Pro bono public speaking is an effective marketing tool
Do you want more clients or customers? Consider no fee public speaking.
Whether you love it or dread it, public speaking is a fabulous marketing tool for your business, product or service. The post-talk objective is to have a line of people waiting to shake your hand and ask for a business card or two (or three).
Many people find that public speaking yields wonderful advantages both personally and professionally. First, it's a great form of networking; second, it's terrific public relations; and third, if it's a pro bono presentation, it's goodwill and community service.
In a traditional networking situation you meet for short periods of time with a limited number of people. Your time is typically divided into a conversation where you learn about the other person and their business, and they learn about you and your business.
Imagine an event where the entire room of people pays close attention to you, and you're presented as the expert in your field. That's networking at its finest. It's important to stick around after the talk to answer questions one on one and exchange business cards. Many possible marketing opportunities are lost if you dash out.
Let me relate a story. My business partner presents a pro bono talk about how to get free publicity from newspapers, radio and television. Each time she agreed to speak, she'd drive off to the engagement mumbling and grumbling. She'd had to leave the office and the many projects on the desk, and take time to brush up and rehearse.
However during the talk, a metamorphosis occurred. As she warmed to her audience, she recognized she was teaching about a true passion -- media relations. Yes, she said, there was the occasional post-luncheon napper, but most folks were listening, really listening. Following the talk, quite a few people asked for her business card. The good news is that some of these people actually did call, and some resulted in lucrative clients.
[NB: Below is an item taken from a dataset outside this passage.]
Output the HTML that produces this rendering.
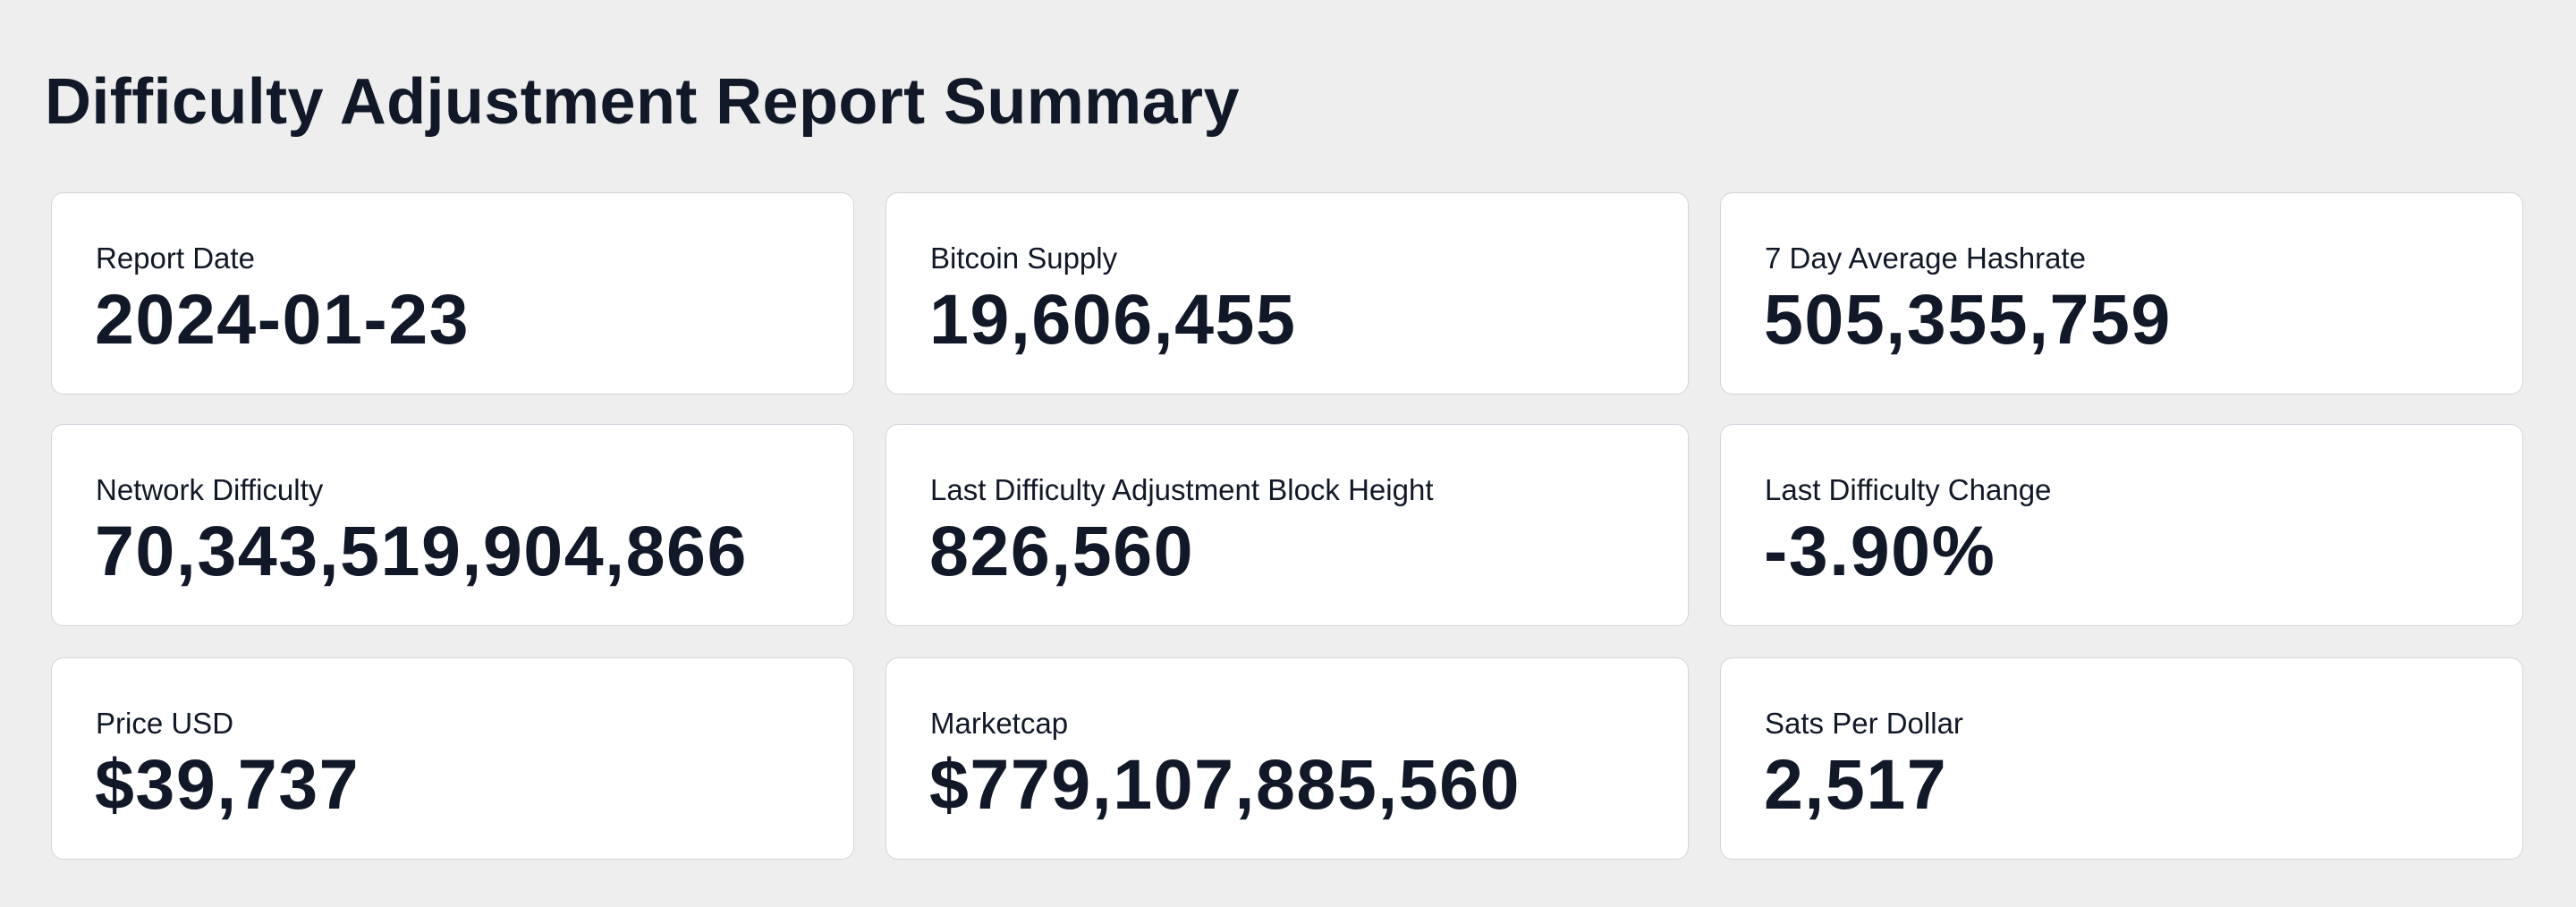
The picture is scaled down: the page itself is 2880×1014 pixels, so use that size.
<!DOCTYPE html>
<html><head><meta charset="utf-8">
<style>
html,body{margin:0;padding:0;}
body{width:2880px;height:1014px;background:#eeeeee;font-family:"Liberation Sans",sans-serif;color:#111827;position:relative;overflow:hidden;}
h1{position:absolute;left:50px;top:78px;margin:0;font-size:72px;font-weight:bold;line-height:1;letter-spacing:0.4px;}
.card{position:absolute;width:896px;height:224px;background:#fff;border:1px solid #d1d5db;border-radius:14px;box-sizing:content-box;}
.lab{position:absolute;left:49px;top:56px;font-size:33px;line-height:1;}
.val{position:absolute;left:48px;top:101px;font-size:79px;font-weight:bold;line-height:1;letter-spacing:1.5px;}
</style></head>
<body>
<h1>Difficulty Adjustment Report Summary</h1>

<div class="card" style="left:57px;top:215px"><div class="lab">Report Date</div><div class="val">2024-01-23</div></div>
<div class="card" style="left:990px;top:215px"><div class="lab">Bitcoin Supply</div><div class="val">19,606,455</div></div>
<div class="card" style="left:1923px;top:215px"><div class="lab">7 Day Average Hashrate</div><div class="val">505,355,759</div></div>

<div class="card" style="left:57px;top:474px"><div class="lab">Network Difficulty</div><div class="val">70,343,519,904,866</div></div>
<div class="card" style="left:990px;top:474px"><div class="lab">Last Difficulty Adjustment Block Height</div><div class="val">826,560</div></div>
<div class="card" style="left:1923px;top:474px"><div class="lab">Last Difficulty Change</div><div class="val">-3.90%</div></div>

<div class="card" style="left:57px;top:735px"><div class="lab">Price USD</div><div class="val">$39,737</div></div>
<div class="card" style="left:990px;top:735px"><div class="lab">Marketcap</div><div class="val">$779,107,885,560</div></div>
<div class="card" style="left:1923px;top:735px"><div class="lab">Sats Per Dollar</div><div class="val">2,517</div></div>
</body></html>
Now let's focus on you. You may be wondering what topic to present. You might share your expertise in business. Could you tell about your work in a way that applies to an audience with a wide variety of interests and businesses? How about your hobby? How about inspiring and motivating people?
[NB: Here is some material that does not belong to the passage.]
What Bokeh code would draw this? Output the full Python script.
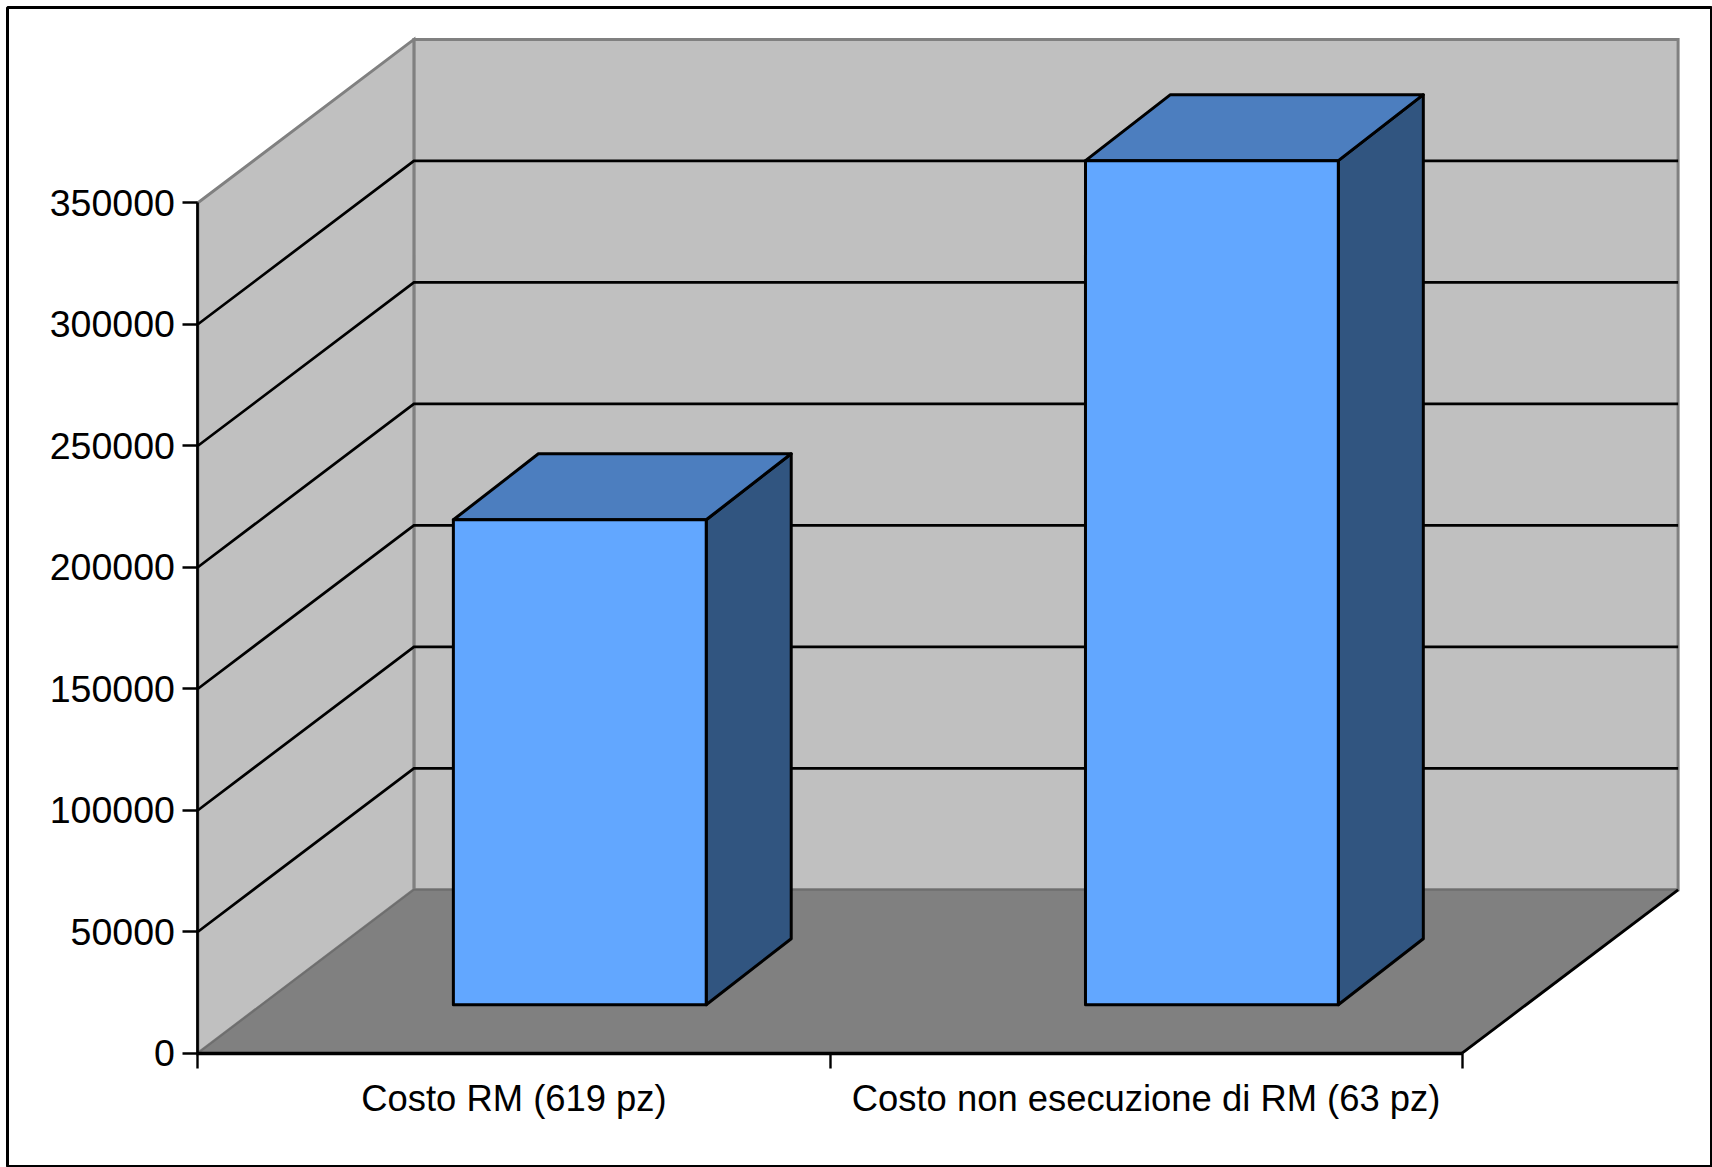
from bokeh.embed import file_html
from bokeh.models import BasicTickFormatter, FixedTicker, LinearAxis, Range1d
from bokeh.plotting import figure
from bokeh.resources import INLINE

categories = ["Costo RM (619 pz)", "Costo non esecuzione di RM (63 pz)"]
values = [199600, 347400]
y_ticks = [0, 50000, 100000, 150000, 200000, 250000, 300000, 350000]
x_edges = [0, 1, 2]
x_centers = [0.5, 1.5]

WALL = "#C0C0C0"
FLOOR = "#808080"
EDGE = "#808080"
BAR_FRONT = "#62A7FF"
BAR_TOP = "#4C7EBF"
BAR_SIDE = "#315580"
FONT = "Liberation Sans"

# Canvas layout, in pixels
WIDTH, HEIGHT = 1712, 1167
BORDER_L, BORDER_R, BORDER_T, BORDER_B = 7, 1, 7, 1
ORIGIN_X, ORIGIN_Y = 197.4, 1052.7
PX_PER_CAT = 632.1
PX_PER_VAL = 850.4 / 350000

# Oblique projection: how far one full unit of depth moves a point
DEPTH_X = 216.0 / PX_PER_CAT
DEPTH_Y = 163.4 / PX_PER_VAL

BAR_WIDTH = 0.4
BAR_SHIFT = 1.8 / PX_PER_CAT
BAR_D0 = 0.2965
# Extent of a bar's top and side faces
BAR_DX = 85.0 / PX_PER_CAT
BAR_DY = 66.0 / PX_PER_VAL
Y_MAX = y_ticks[-1]
X_MAX = x_edges[-1]


def pt(x, v, d=0.0):
    return x + d * DEPTH_X, v + d * DEPTH_Y


def back(point):
    return point[0] + BAR_DX, point[1] + BAR_DY


def poly(*pts):
    return [q[0] for q in pts], [q[1] for q in pts]


p = figure(
    width=WIDTH,
    height=HEIGHT,
    output_backend="svg",
    toolbar_location=None,
    x_axis_type=None,
    y_axis_type=None,
    min_border_left=BORDER_L,
    min_border_right=BORDER_R,
    min_border_top=BORDER_T,
    min_border_bottom=BORDER_B,
    x_range=Range1d((BORDER_L - ORIGIN_X) / PX_PER_CAT, (WIDTH - BORDER_R - ORIGIN_X) / PX_PER_CAT),
    y_range=Range1d((ORIGIN_Y - (HEIGHT - BORDER_B)) / PX_PER_VAL, (ORIGIN_Y - BORDER_T) / PX_PER_VAL),
)
p.grid.visible = False
p.background_fill_color = "white"
p.border_fill_color = "white"
p.outline_line_color = "black"
p.outline_line_width = 3

# Back and side walls
xs, ys = poly(pt(0, 0, 1), pt(X_MAX, 0, 1), pt(X_MAX, Y_MAX, 1), pt(0, Y_MAX, 1))
p.patch(xs, ys, fill_color=WALL, line_color=EDGE, line_width=3, line_join="miter")
xs, ys = poly(pt(0, 0), pt(0, 0, 1), pt(0, Y_MAX, 1), pt(0, Y_MAX))
p.patch(xs, ys, fill_color=WALL, line_color=EDGE, line_width=3, line_join="miter")

# Floor
xs, ys = poly(pt(0, 0), pt(X_MAX, 0), pt(X_MAX, 0, 1), pt(0, 0, 1))
p.patch(xs, ys, fill_color=FLOOR, line_color="#6E6E6E", line_width=2)
xs, ys = poly(pt(X_MAX, 0), pt(X_MAX, 0, 1))
p.line(xs, ys, line_color="black", line_width=2.8)

# Gridlines wrap from the side wall on to the back wall
for tick in y_ticks[1:-1]:
    xs, ys = poly(pt(0, tick), pt(0, tick, 1), pt(X_MAX, tick, 1))
    p.line(xs, ys, line_color="black", line_width=2.7, line_join="miter")

# Bars as three visible faces of a box
for center, val in zip(x_centers, values):
    x0 = center - BAR_WIDTH / 2 + BAR_SHIFT
    x1 = center + BAR_WIDTH / 2 + BAR_SHIFT
    bl, br = pt(x0, 0, BAR_D0), pt(x1, 0, BAR_D0)
    tl, tr = pt(x0, val, BAR_D0), pt(x1, val, BAR_D0)
    face = dict(line_color="black", line_width=3, line_join="round")
    xs, ys = poly(br, back(br), back(tr), tr)
    p.patch(xs, ys, fill_color=BAR_SIDE, **face)
    xs, ys = poly(tl, tr, back(tr), back(tl))
    p.patch(xs, ys, fill_color=BAR_TOP, **face)
    xs, ys = poly(bl, br, tr, tl)
    p.patch(xs, ys, fill_color=BAR_FRONT, **face)

# Value axis on the front edge of the side wall
y_axis = LinearAxis(
    fixed_location=0,
    bounds=(0, Y_MAX),
    ticker=FixedTicker(ticks=y_ticks),
    formatter=BasicTickFormatter(use_scientific=False),
    axis_line_color="black",
    axis_line_width=2.7,
    major_tick_line_color="black",
    major_tick_line_width=2.7,
    major_tick_in=0,
    major_tick_out=15,
    minor_tick_line_color=None,
    major_label_standoff=8,
    major_label_text_font=FONT,
    major_label_text_font_size="37.5px",
    major_label_text_color="black",
)
p.add_layout(y_axis, "left")

# Category axis: minor ticks mark the boundaries, major ticks carry the centred names
x_axis = LinearAxis(
    fixed_location=0,
    bounds=(0, X_MAX),
    ticker=FixedTicker(ticks=x_centers, minor_ticks=x_edges),
    major_label_overrides=dict(zip(x_centers, categories)),
    axis_line_color="black",
    axis_line_width=3.4,
    major_tick_line_color=None,
    major_tick_in=0,
    major_tick_out=0,
    minor_tick_line_color="black",
    minor_tick_line_width=2.4,
    minor_tick_in=0,
    minor_tick_out=15,
    major_label_standoff=10,
    major_label_text_font=FONT,
    major_label_text_font_size="36.4px",
    major_label_text_color="black",
)
p.add_layout(x_axis, "below")

open("out.html", "w").write(file_html(p, INLINE))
Caution: make sure your talk isn't a thinly veiled commercial for your business. It's OK to say what you do and the name of your company, but don't cross the line into advertising. Rather, be a resource to people. Educate them on something new. Leave them wanting more. The connections you'll make are invaluable.
How do you get started? You need to identify an interesting topic and write it, rehearse it aloud, rehearse it again and time it. All the effort is upfront. Once you have a talk that works, you can customize it for use over and over.
You needn't worry about speaking for hours. Most talk requests are brief, approximately 30 minutes - 20 minutes of talk and 10 minutes for Q&A. So, heed the speechmaking advice given by Franklin D. Roosevelt: "Be sincere; be brief; be seated."
If you say yes, arrive early and enjoy the meal with the group. You're the star of the meeting so you will be treated royally. Provide the program chairman with a well written introduction of yourself to be read right before you begin. Write to establish your credibility.
Once in front of the group remember that it's perfectly OK to use notes. With a little experience, you'll find you won't need more than an outline to keep you on track. If you're scared silly, feel free to stay behind the lectern. Later you may venture left or right, and soon you will find yourself moving around the dais, microphone permitting of course. Plan to give your audience extras: survey results, white papers, recommended reading lists, how-to articles, and website addresses that are relevant to your topic. Include your contact information, but don't hold the materials hostage by requiring recipients to give you their business cards or other information to obtain them.
The groups that are searching for no-fee speakers are not-for-profit business clubs such as Rotary, Kiwanis, chambers of commerce; libraries; church groups; men's and women's clubs; and retirement communities. Typically, the audiences are as small as 10 people and as large as 50.
There are additional benefits. Public speaking provides invaluable experience in communications; each and every time you speak you improve. Public speaking can lead to free public relations since many groups send out news releases about you and your talk to the papers, who, in turn, reach thousands of readers or viewers.
Pro bono public speaking can be a major workhorse of your marketing program, and maybe most important, you are giving something of yourself.
Who says there's no such thing as a free lunch?
• Andy Richardson is the executive director of FreeSpeakers.org, a pro bono speakers bureau with more than 275 topics for Chicagoland organizations with limited budgets. Freespeakers.org has sister speaker bureaus in Indianapolis and Milwaukee. Visit http://chicago.freespeakers.org/ or call (312) 585-7677.
Tips for the beginner• Look 'em in the eye.
• Let your gaze go to all sections of the audience.
• Enunciate and turn up your voice volume.
• Don't be discouraged by bored expressions. This is very misleading, and in fact, they are probably listening intently. Really.
• Watch your watch.
• Resist tangents. "This reminds me of a story …" No.
• End promptly. Don't ramble.
• Stay afterward to network.
• Write (like with pen, paper and a postage stamp) a thank-you note to the program chair and/or the group.